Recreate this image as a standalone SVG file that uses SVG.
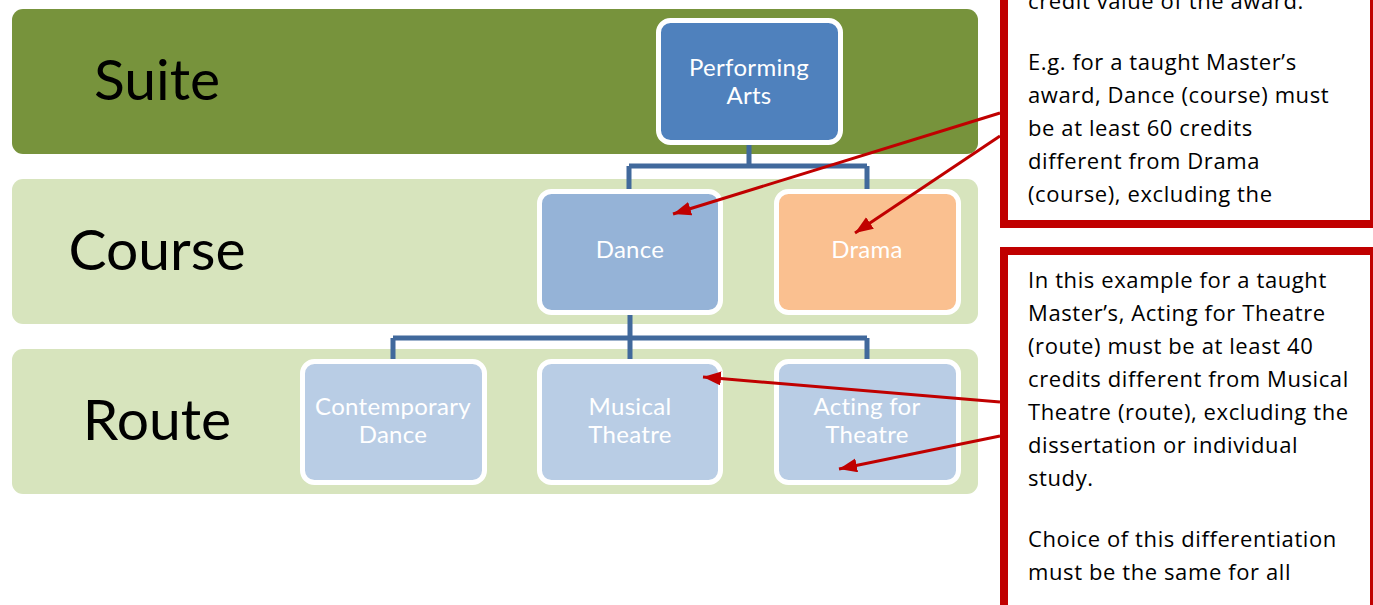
<svg xmlns="http://www.w3.org/2000/svg" width="1373" height="605" viewBox="0 0 1373 605">
<style>
.band-dark{fill:#77933C}
.band-light{fill:#D7E4BD}
.lvl{font-family:Lato,"Open Sans","Liberation Sans",sans-serif;font-size:57px;fill:#000;text-anchor:middle}
.node rect{stroke:#FFFFFF;stroke-width:5}
.ntxt{font-family:Lato,"Open Sans","Liberation Sans",sans-serif;font-size:24px;fill:#FFFFFF;text-anchor:middle;letter-spacing:0.3px}
.conn{fill:none;stroke:#41699C;stroke-width:5}
.arrow{fill:none;stroke:#C00000;stroke-width:3;marker-end:url(#ah)}
.callout{fill:#FFFFFF;stroke:#C00000;stroke-width:8}
.ctxt{font-family:"Open Sans",Lato,"Liberation Sans",sans-serif;font-size:22px;fill:#000;letter-spacing:0.6px}
</style>
<defs>
<marker id="ah" markerUnits="userSpaceOnUse" markerWidth="20" markerHeight="16" refX="18" refY="7" orient="auto">
<path d="M0,0 L18,7 L0,14 z" fill="#C00000"/>
</marker>
</defs>
<g id="bands">
<rect class="band-dark" x="12" y="9" width="966" height="145" rx="11"/>
<rect class="band-light" x="12" y="179" width="966" height="145" rx="11"/>
<rect class="band-light" x="12" y="349" width="966" height="145" rx="11"/>
<text class="lvl" x="157" y="100">Suite</text>
<text class="lvl" x="157" y="270">Course</text>
<text class="lvl" x="157" y="440">Route</text>
</g>
<g id="connectors">
<path class="conn" d="M749,143 V166 M629,166 H867 M629,166 V191 M867,166 V191"/>
<path class="conn" d="M630,313 V361 M393,338 H867 M393,338 V361 M867,338 V361"/>
</g>
<g id="node-performing-arts" class="node">
<rect x="658.5" y="20.5" width="182" height="122" rx="12" fill="#4F81BD"/>
<text class="ntxt" x="749" y="76">Performing</text>
<text class="ntxt" x="749" y="104">Arts</text>
</g>
<g id="node-dance" class="node">
<rect x="539.5" y="191.5" width="181" height="121" rx="12" fill="#95B3D7"/>
<text class="ntxt" x="630" y="258">Dance</text>
</g>
<g id="node-drama" class="node">
<rect x="776.5" y="191.5" width="182" height="121" rx="12" fill="#FAC090"/>
<text class="ntxt" x="867" y="258">Drama</text>
</g>
<g id="node-contemporary-dance" class="node">
<rect x="302.5" y="361.5" width="182" height="121" rx="12" fill="#B9CDE5"/>
<text class="ntxt" x="393" y="415">Contemporary</text>
<text class="ntxt" x="393" y="443">Dance</text>
</g>
<g id="node-musical-theatre" class="node">
<rect x="539.5" y="361.5" width="181" height="121" rx="12" fill="#B9CDE5"/>
<text class="ntxt" x="630" y="415">Musical</text>
<text class="ntxt" x="630" y="443">Theatre</text>
</g>
<g id="node-acting-for-theatre" class="node">
<rect x="776.5" y="361.5" width="182" height="121" rx="12" fill="#B9CDE5"/>
<text class="ntxt" x="867" y="415">Acting for</text>
<text class="ntxt" x="867" y="443">Theatre</text>
</g>
<g id="callout-course">
<rect class="callout" x="1004" y="-50" width="370" height="274"/>
<text class="ctxt" x="1028" y="9">credit value of the award.</text>
<text class="ctxt" x="1028" y="70">E.g. for a taught Master’s</text>
<text class="ctxt" x="1028" y="103">award, Dance (course) must</text>
<text class="ctxt" x="1028" y="136">be at least 60 credits</text>
<text class="ctxt" x="1028" y="169">different from Drama</text>
<text class="ctxt" x="1028" y="202">(course), excluding the</text>
</g>
<g id="callout-route">
<rect class="callout" x="1004" y="251" width="370" height="370"/>
<text class="ctxt" x="1028" y="288">In this example for a taught</text>
<text class="ctxt" x="1028" y="321">Master’s, Acting for Theatre</text>
<text class="ctxt" x="1028" y="354">(route) must be at least 40</text>
<text class="ctxt" x="1028" y="387">credits different from Musical</text>
<text class="ctxt" x="1028" y="420">Theatre (route), excluding the</text>
<text class="ctxt" x="1028" y="453">dissertation or individual</text>
<text class="ctxt" x="1028" y="486">study.</text>
<text class="ctxt" x="1028" y="547">Choice of this differentiation</text>
<text class="ctxt" x="1028" y="580">must be the same for all</text>
</g>
<g id="callout-arrows">
<path class="arrow" d="M1000,113 L673,214"/>
<path class="arrow" d="M1000,136 L855,233"/>
<path class="arrow" d="M1000,402 L703,377"/>
<path class="arrow" d="M1000,436 L839,469"/>
</g>
</svg>
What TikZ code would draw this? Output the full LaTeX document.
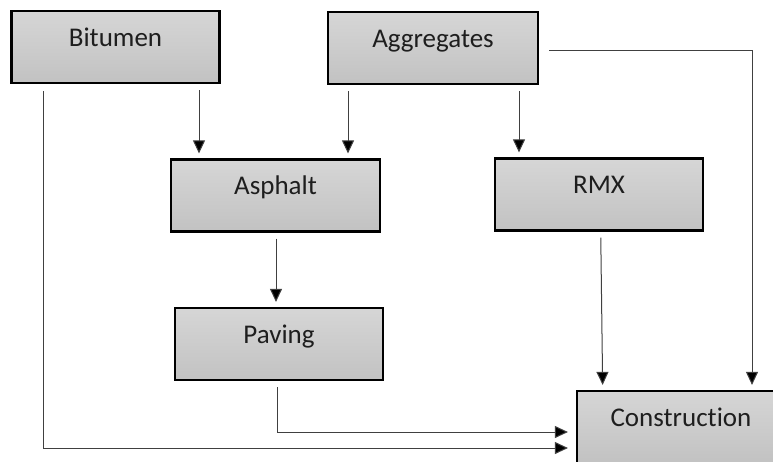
........
*Goal of the exercise*:
Transcribe all of the records above character for character. Exclude the pictures.

*Answer in full*:
Recreate this image as a standalone SVG file that uses SVG.
<svg xmlns="http://www.w3.org/2000/svg" width="1373" height="605" viewBox="0 0 1373 605">
<style>
.band-dark{fill:#77933C}
.band-light{fill:#D7E4BD}
.lvl{font-family:Lato,"Open Sans","Liberation Sans",sans-serif;font-size:57px;fill:#000;text-anchor:middle}
.node rect{stroke:#FFFFFF;stroke-width:5}
.ntxt{font-family:Lato,"Open Sans","Liberation Sans",sans-serif;font-size:24px;fill:#FFFFFF;text-anchor:middle;letter-spacing:0.3px}
.conn{fill:none;stroke:#41699C;stroke-width:5}
.arrow{fill:none;stroke:#C00000;stroke-width:3;marker-end:url(#ah)}
.callout{fill:#FFFFFF;stroke:#C00000;stroke-width:8}
.ctxt{font-family:"Open Sans",Lato,"Liberation Sans",sans-serif;font-size:22px;fill:#000;letter-spacing:0.6px}
</style>
<defs>
<marker id="ah" markerUnits="userSpaceOnUse" markerWidth="20" markerHeight="16" refX="18" refY="7" orient="auto">
<path d="M0,0 L18,7 L0,14 z" fill="#C00000"/>
</marker>
</defs>
<g id="bands">
<rect class="band-dark" x="12" y="9" width="966" height="145" rx="11"/>
<rect class="band-light" x="12" y="179" width="966" height="145" rx="11"/>
<rect class="band-light" x="12" y="349" width="966" height="145" rx="11"/>
<text class="lvl" x="157" y="100">Suite</text>
<text class="lvl" x="157" y="270">Course</text>
<text class="lvl" x="157" y="440">Route</text>
</g>
<g id="connectors">
<path class="conn" d="M749,143 V166 M629,166 H867 M629,166 V191 M867,166 V191"/>
<path class="conn" d="M630,313 V361 M393,338 H867 M393,338 V361 M867,338 V361"/>
</g>
<g id="node-performing-arts" class="node">
<rect x="658.5" y="20.5" width="182" height="122" rx="12" fill="#4F81BD"/>
<text class="ntxt" x="749" y="76">Performing</text>
<text class="ntxt" x="749" y="104">Arts</text>
</g>
<g id="node-dance" class="node">
<rect x="539.5" y="191.5" width="181" height="121" rx="12" fill="#95B3D7"/>
<text class="ntxt" x="630" y="258">Dance</text>
</g>
<g id="node-drama" class="node">
<rect x="776.5" y="191.5" width="182" height="121" rx="12" fill="#FAC090"/>
<text class="ntxt" x="867" y="258">Drama</text>
</g>
<g id="node-contemporary-dance" class="node">
<rect x="302.5" y="361.5" width="182" height="121" rx="12" fill="#B9CDE5"/>
<text class="ntxt" x="393" y="415">Contemporary</text>
<text class="ntxt" x="393" y="443">Dance</text>
</g>
<g id="node-musical-theatre" class="node">
<rect x="539.5" y="361.5" width="181" height="121" rx="12" fill="#B9CDE5"/>
<text class="ntxt" x="630" y="415">Musical</text>
<text class="ntxt" x="630" y="443">Theatre</text>
</g>
<g id="node-acting-for-theatre" class="node">
<rect x="776.5" y="361.5" width="182" height="121" rx="12" fill="#B9CDE5"/>
<text class="ntxt" x="867" y="415">Acting for</text>
<text class="ntxt" x="867" y="443">Theatre</text>
</g>
<g id="callout-course">
<rect class="callout" x="1004" y="-50" width="370" height="274"/>
<text class="ctxt" x="1028" y="9">credit value of the award.</text>
<text class="ctxt" x="1028" y="70">E.g. for a taught Master’s</text>
<text class="ctxt" x="1028" y="103">award, Dance (course) must</text>
<text class="ctxt" x="1028" y="136">be at least 60 credits</text>
<text class="ctxt" x="1028" y="169">different from Drama</text>
<text class="ctxt" x="1028" y="202">(course), excluding the</text>
</g>
<g id="callout-route">
<rect class="callout" x="1004" y="251" width="370" height="370"/>
<text class="ctxt" x="1028" y="288">In this example for a taught</text>
<text class="ctxt" x="1028" y="321">Master’s, Acting for Theatre</text>
<text class="ctxt" x="1028" y="354">(route) must be at least 40</text>
<text class="ctxt" x="1028" y="387">credits different from Musical</text>
<text class="ctxt" x="1028" y="420">Theatre (route), excluding the</text>
<text class="ctxt" x="1028" y="453">dissertation or individual</text>
<text class="ctxt" x="1028" y="486">study.</text>
<text class="ctxt" x="1028" y="547">Choice of this differentiation</text>
<text class="ctxt" x="1028" y="580">must be the same for all</text>
</g>
<g id="callout-arrows">
<path class="arrow" d="M1000,113 L673,214"/>
<path class="arrow" d="M1000,136 L855,233"/>
<path class="arrow" d="M1000,402 L703,377"/>
<path class="arrow" d="M1000,436 L839,469"/>
</g>
</svg>
What TikZ code would draw this? Output the full LaTeX document.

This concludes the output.